Global Copper Shortage and Price Volatility Loom Amid Soaring Demand

Global Copper Shortage and Price Volatility Loom Amid Soaring Demand
Copper

Copper Demand to Soar 24% by 2035, Disruptors May Worsen Shortage

Global copper demand is set to increase by 24% by 2035, according to Wood Mackenzie’s latest Horizons report. This surge equates to an additional 8.2 million metric tons annually, bringing total yearly demand to 42.7 million metric tons. While driven largely by economic development and electrification, Wood Mackenzie warns that four major disruptors could intensify demand—and price volatility—well beyond expectations.

Among the most impactful is the exponential rise in AI-powered data centers, which will demand significant copper for power grid infrastructure. The consultancy estimates these centers will consume 2,200 TWh of electricity by 2035, pushing copper demand for grids alone to 1.1 million metric tons annually by 2030. Because copper accounts for less than 0.5% of data center project costs, developers remain indifferent to price spikes, creating a scenario of inelastic demand. This could lead to abrupt price surges of 15% or more, depleting inventories and destabilizing global markets.

Energy Transition and Asia’s Growth Compound the Global Copper Shortage

The broader energy transition continues to reshape the copper demand landscape. Renewables, electric vehicles (EVs), and battery infrastructure will require an additional 2 million metric tons of copper annually over the next decade. Each EV uses up to four times more copper than a traditional vehicle, with EV-related copper demand set to double by 2035. This underscores copper’s critical role in clean energy infrastructure—from charging stations to power transmission systems.

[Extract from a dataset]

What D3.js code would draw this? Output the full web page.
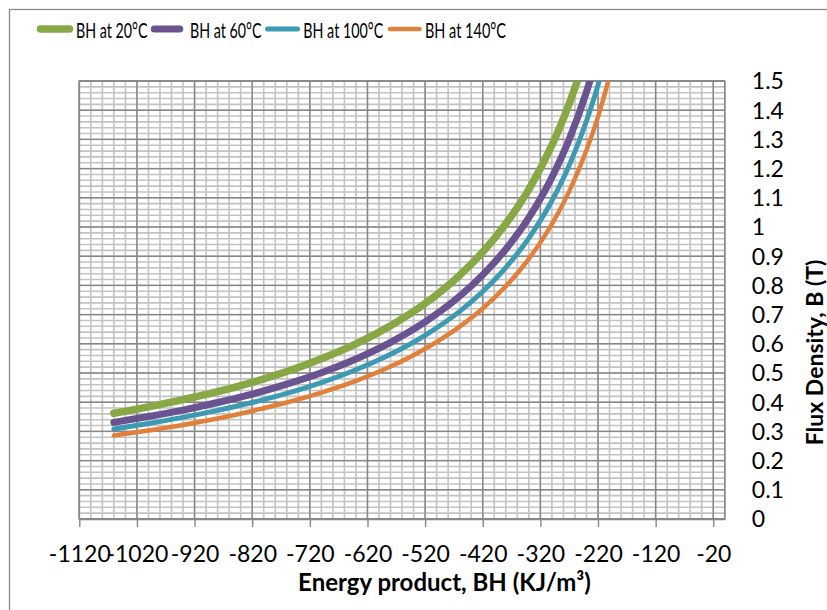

Simultaneously, industrialization in India and Southeast Asia is rapidly accelerating copper demand. These regions are expected to add 3.3 million metric tons of annual copper demand by 2035. If their development mirrors even a portion of China’s past growth, demand from construction and power sectors could add another 5.4 million metric tons per year. With per-capita copper usage still below global averages, these economies represent significant long-term demand growth.

 

Defense and Supply Risks Heighten Market Uncertainty

Geopolitical shifts also contribute to the global copper shortage, albeit more subtly. Increased defense spending in Europe—now targeting 3.5% of GDP—introduces copper demand through hardened infrastructure and military modernization. Although direct copper use in military hardware remains modest, associated infrastructure drives copper needs higher.

Meanwhile, supply faces escalating challenges. Meeting demand will require 8 million metric tons of new mine capacity and 3.5 million metric tons of scrap copper annually by 2035. Climate-related disruptions could further limit production, with Wood Mackenzie advising a rise in disruption assumptions from 5% to 6%, removing 250,000–300,000 metric tons per year from the market. This tightening environment could lead to prolonged high prices and volatile trading conditions.

 

SuperMetalPrice Commentary:

Copper’s role in the global energy transition is no longer speculative—it’s strategic. The forecasted demand spike, driven by AI, electrification, and emerging markets, is not matched by corresponding supply confidence. The global copper shortage isn’t just a market imbalance; it’s a policy failure in the making. Without aggressive, coordinated investment in mining and refining, the metal essential to a low-carbon future could become its Achilles’ heel. Governments must move beyond passive frameworks, incentivize upstream projects, and secure long-term offtake to prevent copper from becoming the “metal of scarcity.”